In Kenya, tourism generates an average of 18% of the foreign exchange earnings and contributes 9.2% to GDP. It also provides 270,000 jobs both directly and indirectly. Coastal tourism contributes over 60% of Kenya’s tourism earnings and accounts for 45% of the coastal economy. However, in the last two decades, increased population pressure, urban development and poverty have contributed to physical alteration and the destruction of coastal habitats, resource over-exploitation and water quality degradation. Unregulated land use patterns and poor regulatory regimes reduce the aesthetic, cultural and tourism value of the coasts and also reduce the protection of the coasts thus increasing coastal erosion rates.

Some coastal urban hotspots are densely populated and rapidly industrializing. Those hotspots are facing a multitude of problems stemming from unplanned and unregulated land use patterns worsened by poor regulatory regimes. At the same time, there is an interest in exploring and exploiting potential oil and gas reserves, which could further exacerbate the destruction of critical habitats such as coral reefs, mangroves, beaches and sea grass meadows.

Eastern African Action Plan

The Eastern African Action Plan, also referred to as the Nairobi Convention, and its related Protocols, was adopted in 1985. It was designed to address the following issues:

  • To promote environmentally sound sustainable development and management of marine and coastal systems in the region
  • To establish objectives, policies and legislation for the protection of the marine and coastal environment on a national and regional level
  • To prevent pollution of the coastal environment from activities within the States of the region or from operations primarily subjet to jurisdiction of non-coastal States, to monitor pollutants, their sources, levels and effects,
  • To provide for protection and rational development of coastal and marine resources,
  • To strengthen and encourage regional collaboration among institutions involved in the study of marine and coastal resources
  • To improve training and technical assistance in the development and management of marine and coastal system, to stimulate growth of public awareness of the value and fragility of the coastal systems, and
  • To assist countries respond to maritime emergencies or marine pollution incidents which threaten the environment or local people.

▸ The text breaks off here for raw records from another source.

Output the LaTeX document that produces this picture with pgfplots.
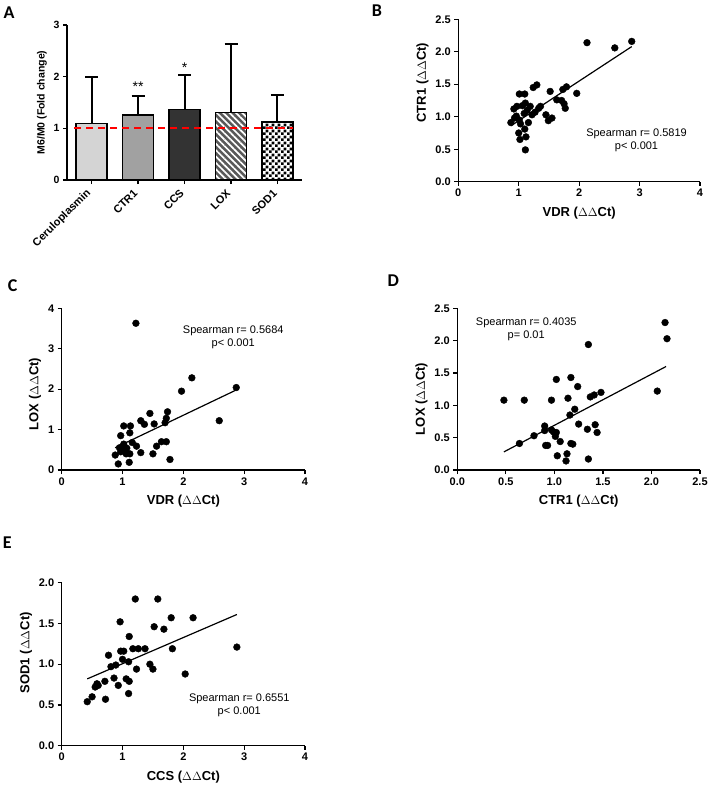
\documentclass[border=0pt]{standalone}
\usepackage{pgfplots}
\pgfplotsset{compat=1.18}
\usepackage{fontspec}
\setmainfont{Liberation Sans}
\newfontfamily\letterfont{Carlito}
\usetikzlibrary{patterns,patterns.meta}

\tikzdeclarepattern{
  name=smallchecks,
  type=uncolored,
  bounding box={(0pt,0pt) and (5.6pt,5.6pt)},
  tile size={(5.6pt,5.6pt)},
  code={
    \tikzset{x=1pt,y=1pt}
    \fill (0,0) rectangle (2.8,2.8);
    \fill (2.8,2.8) rectangle (5.6,5.6);
  }
}

\pgfplotsset{
  gp/.style={scale only axis, axis lines*=left, anchor=south west, clip=false,
    axis line style={line width=1.5pt}, tick align=outside, major tick length=4pt,
    tick style={black, line width=1.3pt},
    tick label style={font=\bfseries\fontsize{11}{12}\selectfont},
    label style={font=\bfseries\fontsize{13}{15}\selectfont},
    xlabel style={yshift=-3pt},
    /pgf/number format/assume math mode=true},
  dec/.style={yticklabel style={/pgf/number format/.cd, fixed, fixed zerofill, precision=1}},
  dot/.style={only marks, mark=*, mark size=3.4pt, black},
  fit/.style={black, line width=1.2pt, mark=none},
  bar/.style={ybar, bar shift=0pt, bar width=31pt, draw=black, line width=1.3pt},
}
\newcommand\spear{\fontsize{11}{13}\selectfont}
\newcommand\panel{\letterfont\bfseries\fontsize{18}{18}\selectfont}

\begin{document}
\begin{tikzpicture}
\useasboundingbox (0,0) rectangle (711pt,-787pt);

% A: bars
\begin{axis}[gp, at={(67pt,-180pt)}, width=235pt, height=155pt,
  xmin=-0.527, xmax=4.527, ymin=0, ymax=3,
  xtick={0,1,2,3,4}, ytick={0,1,2,3},
  xticklabels={Ceruloplasmin,CTR1,CCS,LOX,SOD1},
  xticklabel style={yshift=-5pt, rotate=45, anchor=east, font=\bfseries\fontsize{11}{12}\selectfont},
  yticklabel style={font=\bfseries\fontsize{10.5}{12}\selectfont},
  ylabel={M6/M0 (Fold change)},
  ylabel style={font=\bfseries\fontsize{10.5}{12}\selectfont}]
\addplot[bar, fill=black!17] coordinates {(0,1.10)};
\addplot[bar, fill=black!37] coordinates {(1,1.26)};
\addplot[bar, fill=black!80] coordinates {(2,1.37)};
\addplot[bar, fill=black!65, postaction={pattern={Lines[angle=-45,distance=4.5pt,line width=1.7pt]}, pattern color=white}] coordinates {(3,1.31)};
\addplot[bar, fill=white, postaction={pattern=smallchecks, pattern color=black}] coordinates {(4,1.12)};
\addplot[draw=none, mark=none, error bars/.cd, y dir=plus, y explicit,
  error bar style={draw=black, line width=2pt},
  error mark options={rotate=90, draw=black, line width=2pt, mark size=6.5pt}]
  coordinates {(0,1.10) +- (0,0.90) (1,1.26) +- (0,0.37) (2,1.37) +- (0,0.67) (3,1.31) +- (0,1.33) (4,1.12) +- (0,0.52)};
\addplot[red, line width=2.3pt, dash pattern=on 7pt off 5pt] coordinates {(-0.37,1) (4.34,1)};
\node[font=\fontsize{14}{14}\selectfont] at (axis cs:1,1.80) {**};
\node[font=\fontsize{14}{14}\selectfont] at (axis cs:2,2.17) {*};
\end{axis}

% B
\begin{axis}[gp, dec, at={(458.3pt,-181.7pt)}, width=241.7pt, height=162.4pt,
  xmin=0, xmax=4, ymin=0, ymax=2.5, xtick={0,1,2,3,4}, ytick={0,0.5,1,1.5,2,2.5},
  xlabel={VDR ($\Delta\Delta$Ct)}, ylabel={CTR1 ($\Delta\Delta$Ct)},
  ylabel style={at={(ticklabel cs:0.61)}}]
\addplot[dot] coordinates {(0.87,0.91) (0.92,1.12) (0.97,1.16) (1.01,1.35) (1.10,1.35) (0.96,1.01) (1.01,0.95) (1.03,0.89) (1.00,0.75) (1.02,0.65) (1.10,0.81) (1.12,0.69) (1.11,0.49) (1.09,1.05) (1.11,1.21) (1.16,0.91) (1.19,1.16) (1.22,1.03) (1.24,1.45) (1.30,1.49) (1.27,1.07) (1.33,1.13) (1.36,1.16) (1.45,1.03) (1.49,0.94) (1.55,0.98) (1.52,1.39) (1.63,1.26) (1.71,1.25) (1.73,1.42) (1.79,1.46) (1.75,1.20) (1.77,1.13) (1.96,1.36) (2.13,2.14) (2.59,2.06) (2.87,2.16) (0.93,0.98) (1.14,1.10) (1.06,1.17)};
\addplot[fit] coordinates {(0.87,0.86) (2.87,2.08)};
\node[font=\spear, align=center] at (axis cs:2.95,0.64) {Spearman r= 0.5819\\p< 0.001};
\end{axis}

% C
\begin{axis}[gp, at={(61.7pt,-470pt)}, width=243.3pt, height=161.7pt,
  xmin=0, xmax=4, ymin=0, ymax=4, xtick={0,1,2,3,4}, ytick={0,1,2,3,4},
  xlabel={VDR ($\Delta\Delta$Ct)}, ylabel={LOX ($\Delta\Delta$Ct)},
  ylabel style={at={(ticklabel cs:0.47)}}]
\addplot[dot] coordinates {(1.22,3.63) (2.14,2.28) (1.97,1.95) (2.87,2.04) (2.59,1.22) (1.45,1.40) (1.74,1.44) (1.72,1.28) (1.70,1.17) (1.30,1.22) (1.36,1.13) (1.52,1.14) (1.02,1.09) (1.13,1.09) (1.12,0.92) (0.97,0.85) (1.02,0.64) (1.00,0.58) (1.07,0.54) (1.23,0.59) (1.16,0.68) (1.56,0.59) (1.64,0.70) (1.72,0.70) (0.97,0.45) (1.06,0.40) (1.12,0.40) (1.30,0.43) (0.88,0.37) (1.50,0.40) (0.93,0.15) (1.11,0.19) (1.78,0.26) (1.04,0.52) (0.95,0.55)};
\addplot[fit] coordinates {(0.88,0.55) (2.87,1.98)};
\node[font=\spear, align=center] at (axis cs:2.82,3.29) {Spearman r= 0.5684\\p< 0.001};
\end{axis}

% D
\begin{axis}[gp, dec, at={(457.3pt,-470pt)}, width=242.7pt, height=161.7pt,
  xmin=0, xmax=2.5, ymin=0, ymax=2.5, xtick={0,0.5,1,1.5,2,2.5}, ytick={0,0.5,1,1.5,2,2.5},
  xticklabel style={/pgf/number format/.cd, fixed, fixed zerofill, precision=1},
  xlabel={CTR1 ($\Delta\Delta$Ct)}, ylabel={LOX ($\Delta\Delta$Ct)},
  ylabel style={at={(ticklabel cs:0.44)}}]
\addplot[dot] coordinates {(2.14,2.28) (2.16,2.03) (2.06,1.22) (1.35,1.94) (0.48,1.08) (0.69,1.08) (0.97,1.08) (1.02,1.40) (1.17,1.43) (1.24,1.29) (1.14,1.11) (1.37,1.13) (1.41,1.16) (1.48,1.20) (1.21,0.94) (1.16,0.85) (1.25,0.71) (1.34,0.63) (1.42,0.70) (1.44,0.58) (0.90,0.68) (0.90,0.61) (0.79,0.53) (0.64,0.41) (0.99,0.59) (1.02,0.58) (1.01,0.52) (1.06,0.44) (0.91,0.38) (0.93,0.38) (1.17,0.41) (1.19,0.40) (1.03,0.22) (1.13,0.25) (1.12,0.14) (1.35,0.17) (0.97,0.62)};
\addplot[fit] coordinates {(0.48,0.28) (2.15,1.60)};
\node[font=\spear, align=center] at (axis cs:0.71,2.18) {Spearman r= 0.4035\\p= 0.01};
\end{axis}

% E
\begin{axis}[gp, dec, at={(61.7pt,-745.7pt)}, width=243.3pt, height=163pt,
  xmin=0, xmax=4, ymin=0, ymax=2, xtick={0,1,2,3,4}, ytick={0,0.5,1,1.5,2},
  xlabel={CCS ($\Delta\Delta$Ct)}, ylabel={SOD1 ($\Delta\Delta$Ct)},
  ylabel style={at={(ticklabel cs:0.57)}}]
\addplot[dot] coordinates {(1.21,1.80) (1.58,1.80) (0.96,1.52) (1.80,1.57) (2.16,1.57) (1.52,1.46) (1.68,1.43) (1.11,1.34) (1.82,1.19) (2.88,1.21) (1.17,1.19) (1.26,1.19) (1.37,1.19) (0.97,1.16) (1.02,1.16) (0.77,1.11) (1.00,1.06) (1.10,1.03) (1.23,0.94) (1.45,1.00) (1.50,0.94) (2.03,0.88) (0.89,0.99) (0.81,0.97) (0.86,0.83) (1.06,0.82) (1.11,0.79) (0.93,0.74) (0.71,0.79) (0.55,0.72) (0.60,0.74) (0.58,0.76) (0.50,0.60) (0.42,0.54) (0.72,0.57) (1.10,0.64)};
\addplot[fit] coordinates {(0.42,0.82) (2.88,1.61)};
\node[font=\spear, align=center] at (axis cs:2.92,0.50) {Spearman r= 0.6551\\p< 0.001};
\end{axis}

\node[font=\panel] at (9pt,-13pt) {A};
\node[font=\panel] at (377pt,-11pt) {B};
\node[font=\panel] at (12.7pt,-286pt) {C};
\node[font=\panel] at (393.3pt,-280.7pt) {D};
\node[font=\panel] at (7.3pt,-542.7pt) {E};
\end{tikzpicture}
\end{document}
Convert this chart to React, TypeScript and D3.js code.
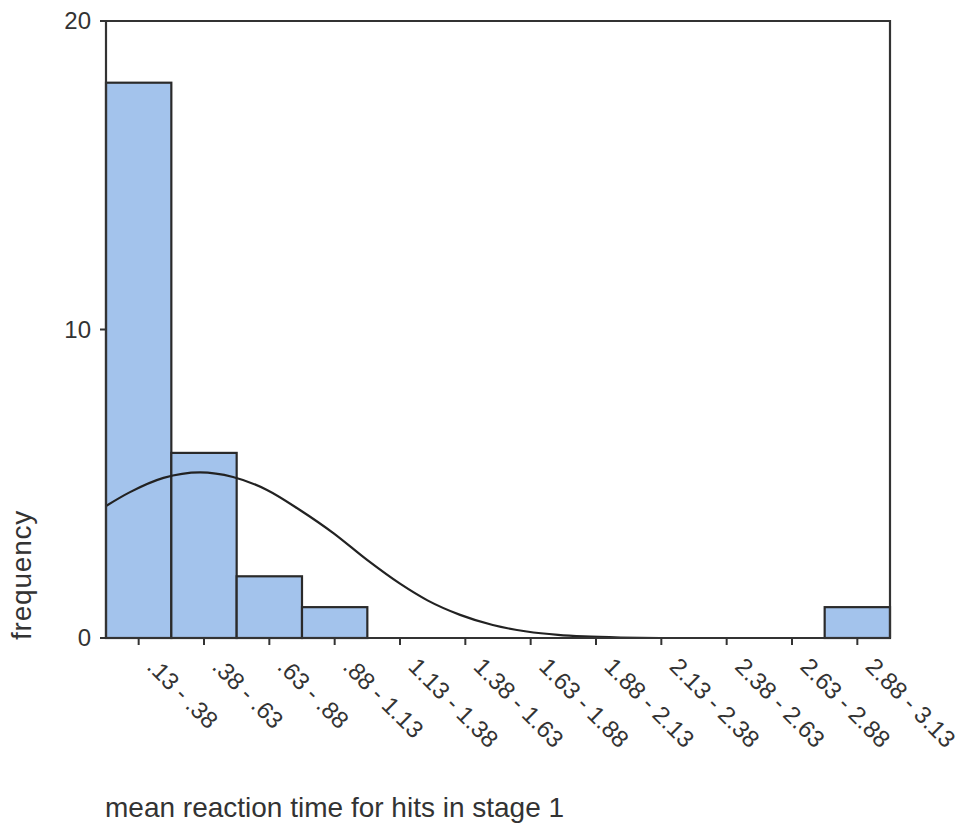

A meeting of experts selected by their Governments (Seychelles, September 1982) prepared the first draft of an action plan, identified problems to be tackled as priorities, and invited UNEP to help in solving them without waiting for the formal adoption of the action plan. The workshop participants named 10 first priority regional projects which UNEP and United Nations agencies were asked to initiate during 1983. They included work on developing a network of environmental pollution laboratories, on providing training facilities for environmental control technicians, and on developing a network of oil pollution monitoring centres. Two other priority projects were concerned with assessment of the environmental impact of economic and social developments and a regional environmental education programme.

In 1985 the Conference of Plenipotentiaries on the Protection, Management and Development of the Marine and Coastal Environment of the Eastern African Region was held in Nairobi, to adopt the Action Plan, Convention and the associated protocols.

The Nairobi Convention is part of the Regional Seas Programme. The programme aims to strengthen the role of the Regional Seas conventions and Action plans as platforms for promoting synergies and coordinated implementation of global and regional initiatives for the protection of the marine and coastal environment.

Today all ten Eastern African countries have ratified the Convention: Comoros, France, Kenya, Madagascar, Mauritius, Mozambique, Seychelles, Somalia and Tanzania and South Africa. Following a regional workshop in Zanzibar (6-9 October 1997) the GPA has produced a regional overview and action plan on land-based pollution. Among its activities: to assess pollution loads affecting the marine environment, and their harmful effects; to set up monitoring programmes and development strategies; prepare and implement a regional action plan; and strengthen capacity of coastal States to intervene in case of accidents and emergencies.